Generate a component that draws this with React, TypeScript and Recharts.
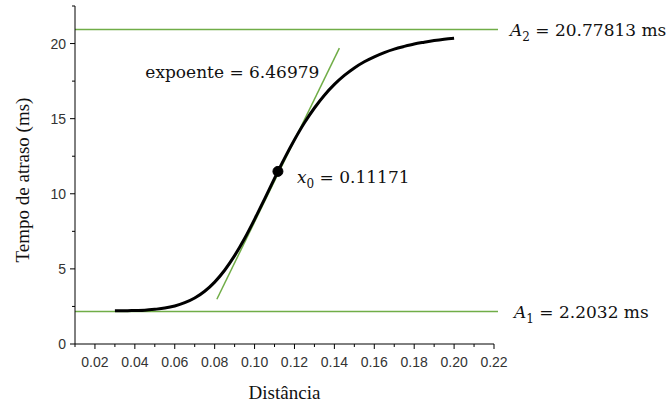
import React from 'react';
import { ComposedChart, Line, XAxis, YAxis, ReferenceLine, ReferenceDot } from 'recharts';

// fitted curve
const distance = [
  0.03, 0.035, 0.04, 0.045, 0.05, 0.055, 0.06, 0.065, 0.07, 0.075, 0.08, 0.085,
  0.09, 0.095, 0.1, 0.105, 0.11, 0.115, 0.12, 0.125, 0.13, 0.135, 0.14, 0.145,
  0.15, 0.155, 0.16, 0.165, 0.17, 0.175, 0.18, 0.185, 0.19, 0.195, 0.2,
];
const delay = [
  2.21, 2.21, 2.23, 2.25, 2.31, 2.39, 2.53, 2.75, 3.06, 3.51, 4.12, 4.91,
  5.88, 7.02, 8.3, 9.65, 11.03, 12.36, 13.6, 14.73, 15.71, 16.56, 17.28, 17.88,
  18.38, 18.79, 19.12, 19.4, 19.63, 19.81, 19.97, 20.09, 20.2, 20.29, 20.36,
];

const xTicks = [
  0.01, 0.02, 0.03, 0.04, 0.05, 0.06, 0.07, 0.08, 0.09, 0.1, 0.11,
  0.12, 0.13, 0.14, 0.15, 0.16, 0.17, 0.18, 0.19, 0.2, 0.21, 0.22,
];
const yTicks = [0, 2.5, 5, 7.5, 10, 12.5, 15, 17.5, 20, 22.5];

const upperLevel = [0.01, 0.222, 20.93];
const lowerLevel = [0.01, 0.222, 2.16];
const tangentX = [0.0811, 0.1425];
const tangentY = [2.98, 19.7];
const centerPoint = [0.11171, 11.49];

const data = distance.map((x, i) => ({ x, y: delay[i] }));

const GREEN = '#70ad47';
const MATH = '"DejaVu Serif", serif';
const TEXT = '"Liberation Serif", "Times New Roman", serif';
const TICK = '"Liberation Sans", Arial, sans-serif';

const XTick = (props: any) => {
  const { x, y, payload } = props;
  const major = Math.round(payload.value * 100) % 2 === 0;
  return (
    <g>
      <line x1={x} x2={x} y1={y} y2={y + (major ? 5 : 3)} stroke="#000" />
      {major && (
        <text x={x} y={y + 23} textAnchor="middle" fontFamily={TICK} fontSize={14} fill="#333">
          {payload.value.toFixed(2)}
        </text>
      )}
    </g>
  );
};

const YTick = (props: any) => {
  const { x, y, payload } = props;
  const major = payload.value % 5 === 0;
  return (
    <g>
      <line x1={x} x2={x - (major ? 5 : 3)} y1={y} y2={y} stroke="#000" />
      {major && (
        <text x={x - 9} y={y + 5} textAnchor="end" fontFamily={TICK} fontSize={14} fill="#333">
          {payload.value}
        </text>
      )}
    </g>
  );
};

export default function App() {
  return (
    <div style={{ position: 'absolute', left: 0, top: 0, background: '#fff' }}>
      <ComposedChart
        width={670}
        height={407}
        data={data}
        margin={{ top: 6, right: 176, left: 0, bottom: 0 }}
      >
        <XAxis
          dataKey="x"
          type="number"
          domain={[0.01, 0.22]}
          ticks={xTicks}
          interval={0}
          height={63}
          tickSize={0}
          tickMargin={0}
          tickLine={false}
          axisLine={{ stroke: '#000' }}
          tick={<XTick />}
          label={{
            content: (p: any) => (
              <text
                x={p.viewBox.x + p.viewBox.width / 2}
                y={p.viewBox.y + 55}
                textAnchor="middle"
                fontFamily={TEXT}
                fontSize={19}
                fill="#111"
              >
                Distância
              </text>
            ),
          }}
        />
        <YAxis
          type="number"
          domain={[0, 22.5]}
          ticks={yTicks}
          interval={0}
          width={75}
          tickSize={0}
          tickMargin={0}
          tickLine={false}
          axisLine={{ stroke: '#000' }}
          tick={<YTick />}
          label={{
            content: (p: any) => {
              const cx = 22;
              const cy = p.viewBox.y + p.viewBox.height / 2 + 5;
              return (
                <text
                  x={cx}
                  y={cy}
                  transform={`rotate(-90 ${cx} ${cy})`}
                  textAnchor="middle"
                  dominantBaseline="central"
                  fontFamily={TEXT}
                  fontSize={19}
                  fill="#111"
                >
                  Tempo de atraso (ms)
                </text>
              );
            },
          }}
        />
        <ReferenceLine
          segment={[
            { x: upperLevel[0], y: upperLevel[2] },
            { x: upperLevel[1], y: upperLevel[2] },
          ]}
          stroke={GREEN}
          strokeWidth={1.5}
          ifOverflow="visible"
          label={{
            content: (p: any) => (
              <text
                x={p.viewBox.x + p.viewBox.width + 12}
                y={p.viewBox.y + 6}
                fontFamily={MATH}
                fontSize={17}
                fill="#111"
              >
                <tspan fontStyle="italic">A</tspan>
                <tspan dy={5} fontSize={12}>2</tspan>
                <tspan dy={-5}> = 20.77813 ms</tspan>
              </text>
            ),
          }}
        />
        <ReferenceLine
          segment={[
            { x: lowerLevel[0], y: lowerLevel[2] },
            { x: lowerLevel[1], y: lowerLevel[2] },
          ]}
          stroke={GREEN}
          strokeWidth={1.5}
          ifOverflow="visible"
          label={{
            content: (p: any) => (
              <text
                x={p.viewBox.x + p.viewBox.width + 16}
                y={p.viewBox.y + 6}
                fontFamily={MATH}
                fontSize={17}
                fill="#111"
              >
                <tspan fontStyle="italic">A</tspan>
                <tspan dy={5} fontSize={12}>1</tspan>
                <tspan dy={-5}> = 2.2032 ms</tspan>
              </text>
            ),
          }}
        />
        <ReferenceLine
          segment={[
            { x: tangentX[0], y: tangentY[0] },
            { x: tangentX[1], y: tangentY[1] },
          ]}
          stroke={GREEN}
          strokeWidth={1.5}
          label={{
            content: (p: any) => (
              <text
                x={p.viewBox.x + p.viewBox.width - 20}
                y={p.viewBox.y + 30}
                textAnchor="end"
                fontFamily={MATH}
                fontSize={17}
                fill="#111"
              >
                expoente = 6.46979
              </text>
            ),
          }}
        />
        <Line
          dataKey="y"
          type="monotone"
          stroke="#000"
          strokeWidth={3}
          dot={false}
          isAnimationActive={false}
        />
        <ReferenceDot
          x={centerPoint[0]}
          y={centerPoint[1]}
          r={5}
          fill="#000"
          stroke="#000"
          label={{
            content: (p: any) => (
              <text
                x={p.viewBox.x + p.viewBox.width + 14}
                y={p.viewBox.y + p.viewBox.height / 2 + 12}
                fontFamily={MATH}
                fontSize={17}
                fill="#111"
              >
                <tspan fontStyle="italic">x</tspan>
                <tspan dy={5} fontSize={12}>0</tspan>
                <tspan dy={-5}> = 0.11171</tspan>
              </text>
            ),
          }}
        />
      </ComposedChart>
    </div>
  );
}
########################################
Task prompt: Extract the lines exactly, please: the first line of the listing, the line with "YAxis, ReferenceLine, ReferenceDot", and every line between them, but no pictures.

Answer for the task:
Generate a component that draws this with React, TypeScript and Recharts.
import React from 'react';
import { ComposedChart, Line, XAxis, YAxis, ReferenceLine, ReferenceDot } from 'recharts';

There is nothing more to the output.